自己の供給商品・サービスの購入者を紹介してくれた人(紹介者)に対する謝礼は、「取引に付随」する提供に当たらず、景品類には該当しません。ただし、紹介者を自己の供給する商品・サービスの購入者に限定する場合は、「取引に付随」する提供となり、景品類に該当し、景品規制の対象となります。
【事例5】[人材派遣業]派遣社員として当社に登録をした人を対象に金品を提供したい
人材派遣会社への登録は、労働契約に係るものであり、基本的には景品表示法上の「取引」には該当せず、従って、登録者への金品の提供については、景品規制は適用されません。
【事例6】新装開店し、宣伝のため来訪者に景品を提供したい
開店披露、創業記念等の行事に際して、正常な商慣習に照らして、一般的に提供される物品又はサービスであると認められるものについては、景品類に該当する場合であっても総付景品規制は適用されません。ただし、店舗改装のために長期間休業していたなど、開店披露と実質的に同視しうるような場合でなければ、総付景品規制の適用除外とはなりません。

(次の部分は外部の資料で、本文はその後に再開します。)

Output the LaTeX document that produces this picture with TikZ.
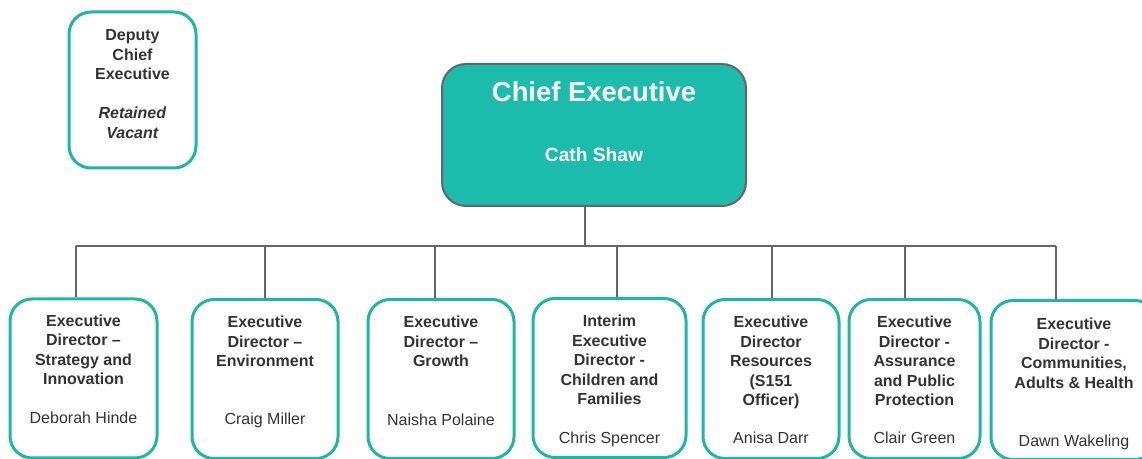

【事例7】景品類として提供することを禁止されている金品・サービスはあるか
景品表示法に基づく景品規制は、景品類の限度額、提供の方法などを規制しているものであり、特定の金品・サービスなどを景品類として提供することを禁止する旨は規定されていません。ただし、景品類として提供するものが、他の法令などにより規制を受けていないかどうか、確認する必要はあるかもしれません。
まとめ
景品表示法は昭和37年からある法律で、不当な顧客の誘引を防止するため、虚偽・誇大な表示や行き過ぎた景品設定に制限を設けた法律です。ここではこのうち、懸賞を含む景品についての定義と制限を法に照らし合わせて紹介してきました。「不当な顧客誘引の防止」という大原則はシンプルですが、一方でそこかしこで生まれる景品キャンペーンの多種多様のアイディアの中には、違法か合法かの判断が難しいものがあるのも現実です。
個々のケースでは法の解釈が微妙なケースもあるので、ご不明な点は「消費者庁表示対策課」に問い合わせることをおすすめします。